**Available data**.
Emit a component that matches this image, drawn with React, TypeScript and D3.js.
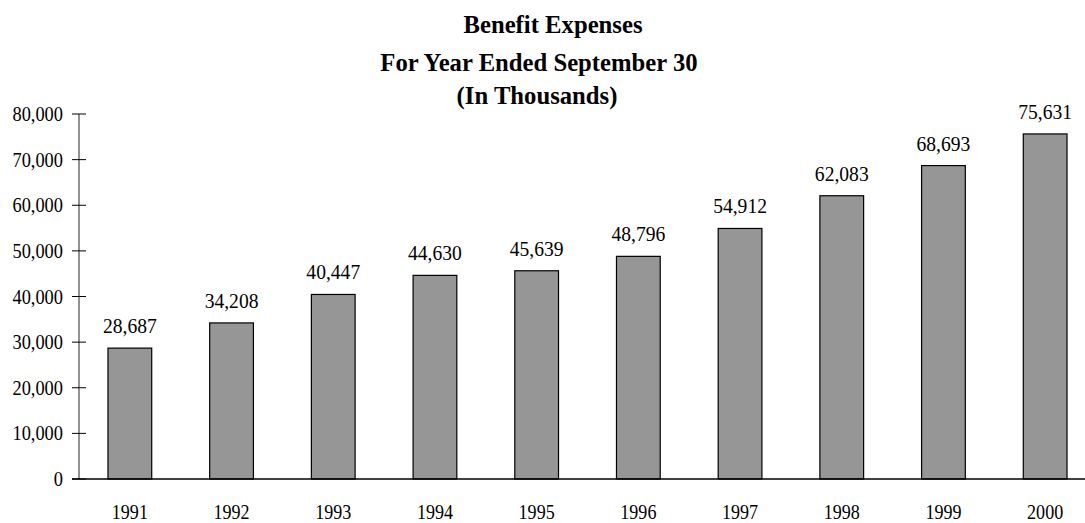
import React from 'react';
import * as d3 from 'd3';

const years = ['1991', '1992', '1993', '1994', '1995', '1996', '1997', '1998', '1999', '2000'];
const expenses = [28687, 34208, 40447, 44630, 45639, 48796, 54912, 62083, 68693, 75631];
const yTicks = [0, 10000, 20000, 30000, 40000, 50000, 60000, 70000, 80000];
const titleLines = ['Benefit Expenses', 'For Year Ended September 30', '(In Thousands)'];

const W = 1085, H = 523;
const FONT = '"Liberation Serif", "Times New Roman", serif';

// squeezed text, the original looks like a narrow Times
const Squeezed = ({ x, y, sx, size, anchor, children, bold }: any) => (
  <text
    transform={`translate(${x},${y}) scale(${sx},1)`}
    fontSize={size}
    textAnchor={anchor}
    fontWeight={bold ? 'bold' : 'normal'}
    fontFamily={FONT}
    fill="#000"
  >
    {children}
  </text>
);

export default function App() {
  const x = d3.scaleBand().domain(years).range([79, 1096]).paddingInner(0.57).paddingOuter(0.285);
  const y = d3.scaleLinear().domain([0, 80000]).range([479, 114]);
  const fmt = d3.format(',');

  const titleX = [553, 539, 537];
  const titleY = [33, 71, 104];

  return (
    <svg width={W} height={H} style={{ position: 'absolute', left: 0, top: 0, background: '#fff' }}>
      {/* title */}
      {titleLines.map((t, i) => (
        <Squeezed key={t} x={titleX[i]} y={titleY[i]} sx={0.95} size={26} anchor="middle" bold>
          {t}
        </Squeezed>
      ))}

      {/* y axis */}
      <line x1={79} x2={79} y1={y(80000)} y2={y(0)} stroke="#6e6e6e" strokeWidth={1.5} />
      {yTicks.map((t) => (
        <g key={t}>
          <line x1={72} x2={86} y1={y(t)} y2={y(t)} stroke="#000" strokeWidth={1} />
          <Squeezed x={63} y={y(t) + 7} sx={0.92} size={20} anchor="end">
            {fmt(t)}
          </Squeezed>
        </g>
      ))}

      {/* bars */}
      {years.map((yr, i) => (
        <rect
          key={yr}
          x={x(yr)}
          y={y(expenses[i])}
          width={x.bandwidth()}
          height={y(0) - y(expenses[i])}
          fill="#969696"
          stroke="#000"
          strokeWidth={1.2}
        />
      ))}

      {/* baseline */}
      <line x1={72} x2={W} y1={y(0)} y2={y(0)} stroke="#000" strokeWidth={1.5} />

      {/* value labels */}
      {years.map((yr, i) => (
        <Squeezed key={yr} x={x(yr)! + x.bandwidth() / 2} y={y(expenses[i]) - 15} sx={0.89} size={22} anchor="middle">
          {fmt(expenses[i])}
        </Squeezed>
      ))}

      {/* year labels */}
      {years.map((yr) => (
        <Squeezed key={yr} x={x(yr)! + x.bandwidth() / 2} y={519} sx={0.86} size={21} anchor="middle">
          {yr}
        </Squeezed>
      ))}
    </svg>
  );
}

**Given problem**.
Copy out all the data exactly; skip the pictures.

**Written answer**.
Emit a component that matches this image, drawn with React, TypeScript and D3.js.
import React from 'react';
import * as d3 from 'd3';

const years = ['1991', '1992', '1993', '1994', '1995', '1996', '1997', '1998', '1999', '2000'];
const expenses = [28687, 34208, 40447, 44630, 45639, 48796, 54912, 62083, 68693, 75631];
const yTicks = [0, 10000, 20000, 30000, 40000, 50000, 60000, 70000, 80000];
const titleLines = ['Benefit Expenses', 'For Year Ended September 30', '(In Thousands)'];

const W = 1085, H = 523;
const FONT = '"Liberation Serif", "Times New Roman", serif';

// squeezed text, the original looks like a narrow Times
const Squeezed = ({ x, y, sx, size, anchor, children, bold }: any) => (
  <text
    transform={`translate(${x},${y}) scale(${sx},1)`}
    fontSize={size}
    textAnchor={anchor}
    fontWeight={bold ? 'bold' : 'normal'}
    fontFamily={FONT}
    fill="#000"
  >
    {children}
  </text>
);

export default function App() {
  const x = d3.scaleBand().domain(years).range([79, 1096]).paddingInner(0.57).paddingOuter(0.285);
  const y = d3.scaleLinear().domain([0, 80000]).range([479, 114]);
  const fmt = d3.format(',');

  const titleX = [553, 539, 537];
  const titleY = [33, 71, 104];

  return (
    <svg width={W} height={H} style={{ position: 'absolute', left: 0, top: 0, background: '#fff' }}>
      {/* title */}
      {titleLines.map((t, i) => (
        <Squeezed key={t} x={titleX[i]} y={titleY[i]} sx={0.95} size={26} anchor="middle" bold>
          {t}
        </Squeezed>
      ))}

      {/* y axis */}
      <line x1={79} x2={79} y1={y(80000)} y2={y(0)} stroke="#6e6e6e" strokeWidth={1.5} />
      {yTicks.map((t) => (
        <g key={t}>
          <line x1={72} x2={86} y1={y(t)} y2={y(t)} stroke="#000" strokeWidth={1} />
          <Squeezed x={63} y={y(t) + 7} sx={0.92} size={20} anchor="end">
            {fmt(t)}
          </Squeezed>
        </g>
      ))}

      {/* bars */}
      {years.map((yr, i) => (
        <rect
          key={yr}
          x={x(yr)}
          y={y(expenses[i])}
          width={x.bandwidth()}
          height={y(0) - y(expenses[i])}
          fill="#969696"
          stroke="#000"
          strokeWidth={1.2}
        />
      ))}

      {/* baseline */}
      <line x1={72} x2={W} y1={y(0)} y2={y(0)} stroke="#000" strokeWidth={1.5} />

      {/* value labels */}
      {years.map((yr, i) => (
        <Squeezed key={yr} x={x(yr)! + x.bandwidth() / 2} y={y(expenses[i]) - 15} sx={0.89} size={22} anchor="middle">
          {fmt(expenses[i])}
        </Squeezed>
      ))}

      {/* year labels */}
      {years.map((yr) => (
        <Squeezed key={yr} x={x(yr)! + x.bandwidth() / 2} y={519} sx={0.86} size={21} anchor="middle">
          {yr}
        </Squeezed>
      ))}
    </svg>
  );
}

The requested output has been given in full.